Shawn Counard is excited to join the Moorestown community as its newest athletic director and supervisor of health and physical education.
Shawn Counard said he grew up around the Moorestown community and taught near it for years all the while hearing about the overwhelming sense of community support for the local school district. Come July, Counard is excited to join that community as he steps into the role of Moorestown’s athletic director and supervisor of health and physical education.
“It’ll be nice to be part of that culture that really has a tremendous amount of pride in their academics and their athletics,” Counard said.
Counard spent his childhood in Mount Laurel and attended Lenape High School. Growing up, his father coached athletics, and he knew he wanted to follow in his footsteps. In high school, Counard played football and baseball before attending Rowan University where he played baseball for four years.
Upon graduating, Counard took on a one-year position teaching history at Eastern Regional High School, filling the vacancy of a teacher who was in the reserves and had been called to Iraq. After departing Eastern, Counard was offered a permanent teaching position at Delran High School, where he taught for eight years.
In 2017, Counard moved to the Florence school district where he currently serves as the district’s athletic director, assistant principal and district testing coordinator. Along the way, Counard was always coaching, working as the head baseball coach at Florence, coaching baseball at the middle and high school levels in Delran and even logging time as a baseball coach at Eastern during his time there.
“I always wanted to coach; it’s kind of the reason why I chose education,” Counard said. “I wanted to teach kids. I wanted to influence their lives inside and outside of the classroom and also on the field.”
Counard said he came to know Moorestown’s previous athletic director, Neil Rosa, from meeting him at Burlington County Scholastic League conferences. He said his unexpected passing in December sent ripples throughout the Burlington County athletics community.
When Counard learned that Moorestown was seeking to fill the position, he knew he wanted to help continue Rosa’s legacy.
“I thought that I could maybe step in and try to continue the success that he’s had,” Counard said.
The decision to go from assistant principal to a supervisor was something Counard and his wife discussed at length, but, ultimately, he felt that as supervisor of physical education, he would still get to have the daily interactions with students, which is what he enjoys most about his assistant principal position.
Effective July 1, Counard will transition into the Moorestown community.
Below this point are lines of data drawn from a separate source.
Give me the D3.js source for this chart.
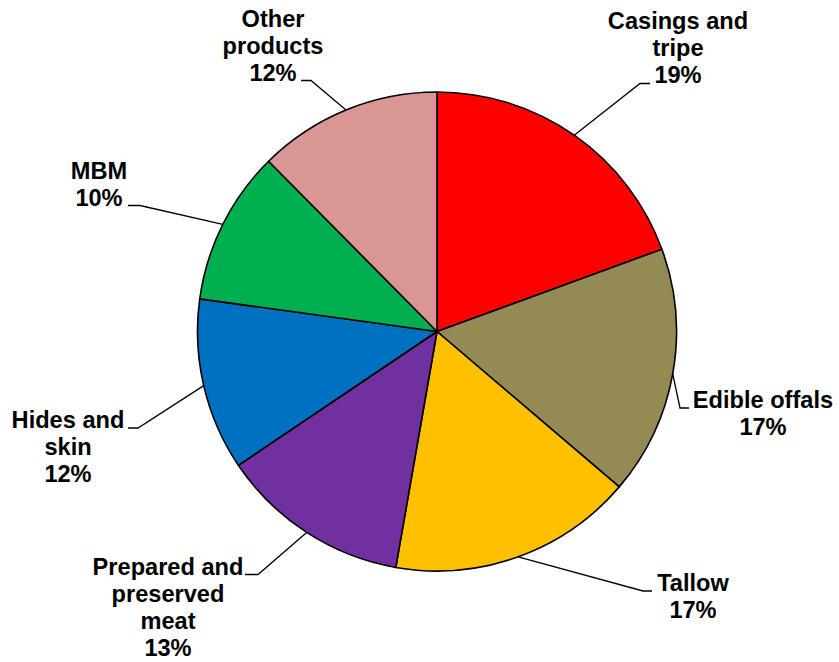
<!DOCTYPE html>
<html>
<head>
<meta charset="utf-8">
<script src="https://cdn.jsdelivr.net/npm/d3@7"></script>
<style>
  body { margin: 0; background: #fff; }
  .label { font-family: "Liberation Sans", Arial, sans-serif; font-weight: bold; font-size: 23.6px; fill: #000; }
</style>
</head>
<body>
<div id="chart"></div>
<script>
// slice shares, clockwise from 12 o'clock
var categories = ['Casings and tripe', 'Edible offals', 'Tallow', 'Prepared and preserved meat', 'Hides and skin', 'MBM', 'Other products'];
var values = [19.4, 16.8, 16.5, 12.8, 11.6, 10.4, 12.4];
var colors = ['#FF0000', '#948A54', '#FFC000', '#7030A0', '#0070C0', '#00B050', '#D99694'];

// label layout: wrapped lines, text centre / first baseline, leader elbow and end
var labelLines = [
  ['Casings and', 'tripe'],
  ['Edible offals'],
  ['Tallow'],
  ['Prepared and', 'preserved', 'meat'],
  ['Hides and', 'skin'],
  ['MBM'],
  ['Other', 'products']
];
var labelPos = [
  { x: 678, y: 29, elbow: [640, 83.5], end: [650, 83.5] },
  { x: 763, y: 408, elbow: [680, 408], end: [689, 408] },
  { x: 693, y: 591, elbow: [643, 591], end: [652, 591] },
  { x: 168, y: 575, elbow: [258, 574.5], end: [245, 574.5] },
  { x: 68, y: 428, elbow: [138, 428], end: [128, 428] },
  { x: 99, y: 179, elbow: [140, 205.5], end: [128, 205.5] },
  { x: 273, y: 27, elbow: [311, 80.5], end: [301, 80.5] }
];

var width = 839;
var height = 662;
var cx = 437, cy = 331.5, radius = 239.5;
var lineHeight = 27;

var svg = d3.select('#chart').append('svg')
  .attr('width', width)
  .attr('height', height);

var total = d3.sum(values);
var data = categories.map(function (c, i) {
  return { name: c, value: values[i], color: colors[i], lines: labelLines[i], pos: labelPos[i] };
});

var pie = d3.pie()
  .sort(null)
  .value(function (d) { return d.value; });
var arcs = pie(data);

var arc = d3.arc().innerRadius(0).outerRadius(radius);

var g = svg.append('g').attr('transform', 'translate(' + cx + ',' + cy + ')');

g.selectAll('path.slice')
  .data(arcs)
  .enter()
  .append('path')
  .attr('class', 'slice')
  .attr('d', arc)
  .attr('fill', function (d) { return d.data.color; })
  .attr('stroke', '#000')
  .attr('stroke-width', 1.6)
  .attr('stroke-linejoin', 'round');

// leader lines start on the rim at the slice mid-angle
svg.selectAll('polyline.leader')
  .data(arcs)
  .enter()
  .append('polyline')
  .attr('class', 'leader')
  .attr('points', function (d) {
    var a = (d.startAngle + d.endAngle) / 2;
    var p0 = [cx + radius * Math.sin(a), cy - radius * Math.cos(a)];
    return [p0, d.data.pos.elbow, d.data.pos.end].map(function (p) { return p.join(','); }).join(' ');
  })
  .attr('fill', 'none')
  .attr('stroke', '#000')
  .attr('stroke-width', 1.3);

var labels = svg.selectAll('text.label')
  .data(arcs)
  .enter()
  .append('text')
  .attr('class', 'label')
  .attr('text-anchor', 'middle');

labels.each(function (d) {
  var t = d3.select(this);
  var lines = d.data.lines.concat([Math.round(d.data.value / total * 100) + '%']);
  lines.forEach(function (s, i) {
    t.append('tspan')
      .attr('x', d.data.pos.x)
      .attr('y', d.data.pos.y + i * lineHeight)
      .text(s);
  });
});
</script>
</body>
</html>
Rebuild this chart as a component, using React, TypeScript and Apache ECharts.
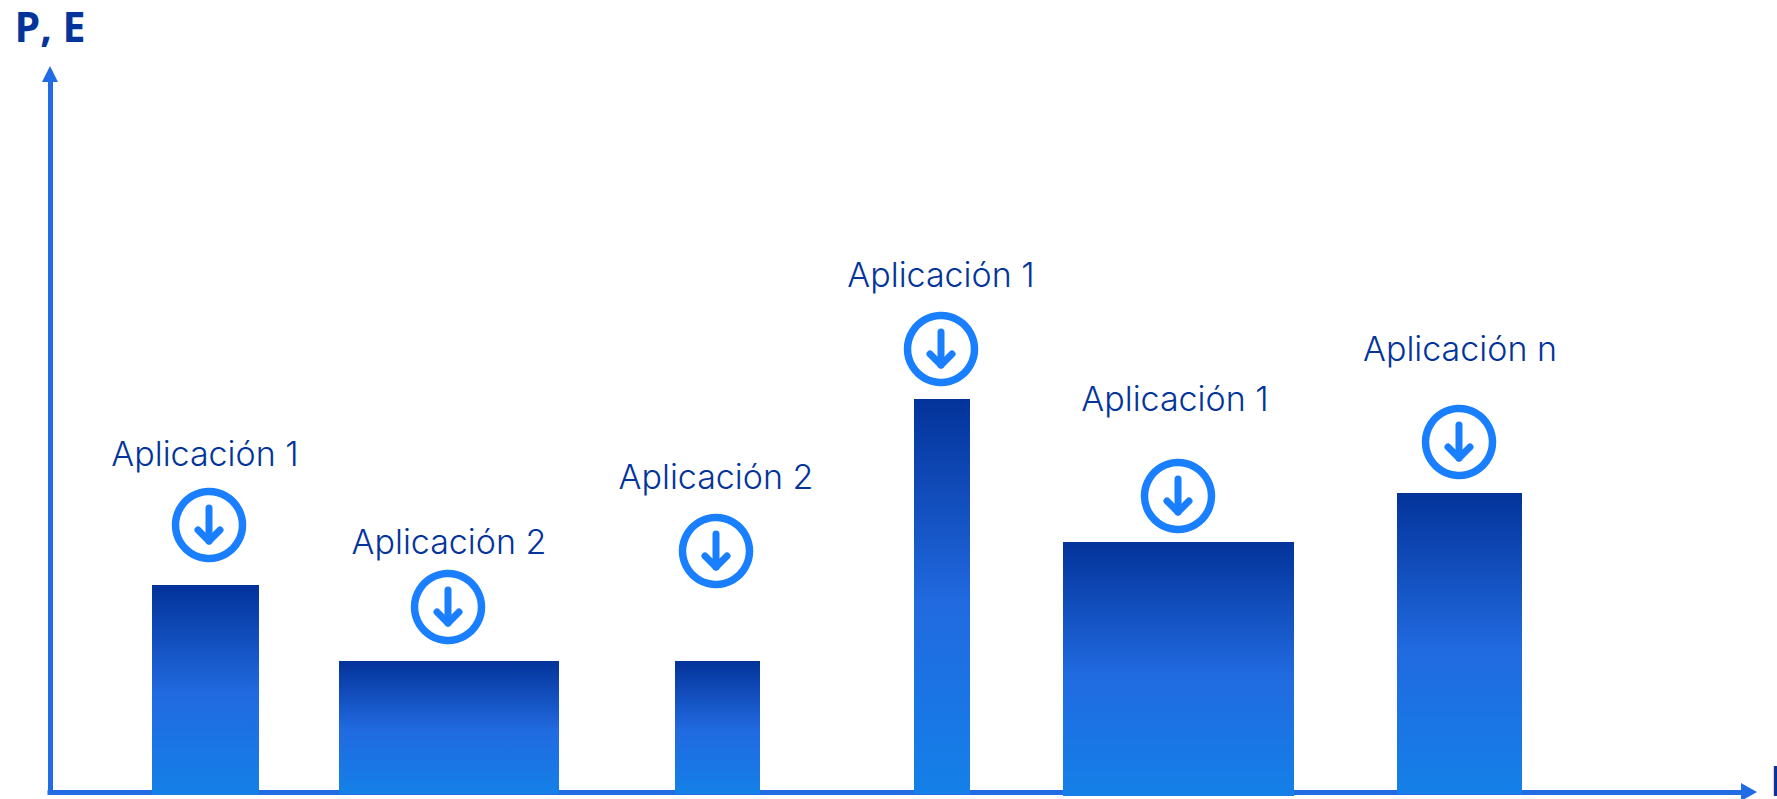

He said once he gets there, he wants to get a feel for how Rosa was running the department and adjust things from there if necessary. He said as supervisor of health and physical education, he will evaluate all of the physical education teachers from kindergarten through 12th grade. He said he will be in charge of the physical education curriculum and making sure the department remains up-to-date.
In terms of what Counard hopes to bring to his new role, he said he hopes to place a greater emphasis on student achievement and recognizing athletes through social media. He said the Florence school district has an athletics Facebook page and Twitter account to spotlight students, and he hopes to do something similar at Moorestown. He said he always hopes to highlight athletic achievements at school board meetings.
Superintendent Scott McCartney said the district was fortunate to have many talented candidates apply for the position. He said he was impressed by Counard’s “sincere approach” to working with student athletes and his enthusiasm for the dual role.
“Mr. Counard clearly aligned with the work we are doing in Moorestown Township and his passion for working with teachers, coaches and students in the classroom and on the field was clear in the interview process,” McCartney said. “We are looking forward to working with Mr. Counard as he builds upon, or as I like to say in Moorestown, ‘reframes,’ the great work already in place and defines his legacy.”